Saturday, October 10, 2015

Next Two Steps in Conflict Resolution

Pastor Leon Aguilera

15 Moreover if thy brother shall trespass against thee, go and tell him his fault between thee and him alone: if he shall hear thee, thou hast gained thy brother. 16 But if he will not hear thee, then take with thee one or two more, that in the mouth of two or three witnesses every word may be established. 17 And if he shall neglect to hear them, tell it unto the church: but if he neglect to hear the church, let him be unto thee as an heathen man and a publican.  – Matthew 18:15-17

Here’s Jesus’ third step in conflict resolution: be specific. Now we’re getting into the details.

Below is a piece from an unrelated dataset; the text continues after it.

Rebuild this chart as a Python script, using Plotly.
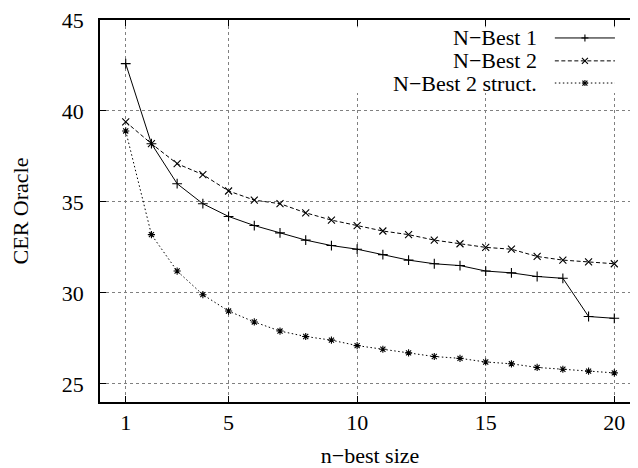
import plotly.graph_objects as go

n_best = list(range(1, 21))
nbest1 = [42.6, 38.2, 36.0, 34.9, 34.2, 33.7, 33.3, 32.9, 32.6, 32.4,
          32.1, 31.8, 31.6, 31.5, 31.2, 31.1, 30.9, 30.8, 28.7, 28.6]
nbest2 = [39.4, 38.2, 37.1, 36.5, 35.6, 35.1, 34.9, 34.4, 34.0, 33.7,
          33.4, 33.2, 32.9, 32.7, 32.5, 32.4, 32.0, 31.8, 31.7, 31.6]
nbest2_struct = [38.9, 33.2, 31.2, 29.9, 29.0, 28.4, 27.9, 27.6, 27.4, 27.1,
                 26.9, 26.7, 26.5, 26.4, 26.2, 26.1, 25.9, 25.8, 25.7, 25.6]
series_names = ["N\u2212Best 1", "N\u2212Best 2", "N\u2212Best 2 struct."]
x_ticks = [1, 5, 10, 15, 20]
y_ticks = [25, 30, 35, 40, 45]

FONT = "Liberation Serif"
LW = 1.0
styles = [
    dict(dash="solid", symbol="cross-thin-open", size=7,
         glyph=[(-3.5, 0, 3.5, 0), (0, -3.5, 0, 3.5)]),
    dict(dash="4px,2.5px", symbol="x-thin-open", size=7,
         glyph=[(-3, -3, 3, 3), (-3, 3, 3, -3)]),
    dict(dash="1.5px,2.5px", symbol="asterisk-open", size=6,
         glyph=[(-3, 0, 3, 0), (0, -3, 0, 3), (-2.5, -2.5, 2.5, 2.5), (-2.5, 2.5, 2.5, -2.5)]),
]

fig = go.Figure()
for name, ys, st in zip(series_names, [nbest1, nbest2, nbest2_struct], styles):
    fig.add_trace(go.Scatter(
        x=n_best, y=ys, mode="lines+markers", name=name, showlegend=False,
        line=dict(color="black", width=LW, dash=st["dash"]),
        marker=dict(symbol=st["symbol"], size=st["size"], color="black",
                    line=dict(color="black", width=1.1)),
    ))

# gnuplot-style legend: opaque box, right-aligned text, sample on the right
legend_rows = [0.953, 0.893, 0.835]
fig.add_shape(type="rect", xref="paper", yref="paper", x0=0.38, x1=1.01,
              y0=0.809, y1=0.981, fillcolor="white", line=dict(width=0),
              layer="above")
for name, st, ry in zip(series_names, styles, legend_rows):
    fig.add_shape(type="line", xref="paper", yref="paper",
                  x0=0.8423, x1=0.9536, y0=ry, y1=ry, layer="above",
                  line=dict(color="black", width=LW, dash=st["dash"]))
    for (gx0, gy0, gx1, gy1) in st["glyph"]:
        fig.add_shape(type="line", xref="paper", yref="paper",
                      xsizemode="pixel", ysizemode="pixel",
                      xanchor=0.898, yanchor=ry,
                      x0=gx0, x1=gx1, y0=gy0, y1=gy1, layer="above",
                      line=dict(color="black", width=1.1))
    fig.add_annotation(x=0.8126, y=ry, xref="paper", yref="paper",
                       text=name, showarrow=False, xanchor="right",
                       yanchor="middle",
                       font=dict(family=FONT, size=22, color="black"))

axis_common = dict(
    showline=True, linecolor="black", linewidth=1.5, mirror="ticks",
    ticks="inside", ticklen=6, tickwidth=1, tickcolor="black",
    showgrid=True, gridcolor="#808080", griddash="dot", gridwidth=1,
    zeroline=False, ticklabeloverflow="allow",
    tickfont=dict(family=FONT, size=22, color="black"),
)

# page body has an 8px margin; figure sized so that the plot area lands
# at the same place as in the reference
fig.update_layout(
    width=632, height=460,
    margin=dict(l=92, r=0, t=12, b=66, autoexpand=False),
    paper_bgcolor="white", plot_bgcolor="white",
    font=dict(family=FONT, size=22, color="black"),
    xaxis=dict(range=[0, 21], tickvals=x_ticks, ticklabelstandoff=0,
               title=dict(text="n\u2212best size", standoff=19,
                          font=dict(family=FONT, size=22)),
               **axis_common),
    yaxis=dict(range=[24, 45], tickvals=y_ticks, ticklabelstandoff=10,
               title=dict(text="CER Oracle", standoff=30,
                          font=dict(family=FONT, size=22)),
               **axis_common),
)

fig.write_html("out.html")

Do you see it there in verse 15? “if thy brother shall trespass against thee, go and tell him his fault.” No beating around the bush, no starting with ten words of encouragement and all these worldly truisms we’ve been told. JUST GET TO THE POINT! It goes like this: You did this, and it hurt me. This is how it affected me, how I’ve tried to deal with it. Could you help me with this? Tell him his fault.

Actually, the Greek there is just one word that means lay the evidence out. This has nothing to do with explaining or excusing. Just state the facts: This is what happened. If you don’t know what happened, you better stay home.

And by the way, go and tell. Don’t show. Don’t be showing your marriage partner that you’re upset about stuff. No moping or passive aggressive mixed signals—out with it. You hurt me when you do this. Loving, verbal statements are a communication centerpiece for a happy marriage. Say it using Jesus’ pattern: full of grace and truth. Don’t scrimp on either.

Jesus’ fourth step in conflict resolution: Private at first.  It’s got to begin privately.

You ask, Why? There are several good reasons to start privately. First Peter 4:8 says love covers a multitude of sins. If my brother has sinned, I love him and want him to grow and be everything God wants him to be. So I go to him privately, lest he be publically shamed and embarrassed.

I also go in private because I might be mistaken. Now, if you’re not open to the possibility you could have seen the situation wrongly, don’t go to the person because you’re not humble enough yet. Keep praying about it.

Finally, I go in private because he may not know. He does not realize what he did. 

How could he possibly not know?

Since he is just like you and me, he may have a blind spot. He may be committing a sin he cannot see because of lack of knowledge or maturity.


You may think, I don’t see any blind spots in me. We all have them but can’t see them without help. That’s why they’re called blind spots. Conflict resolution starts in private.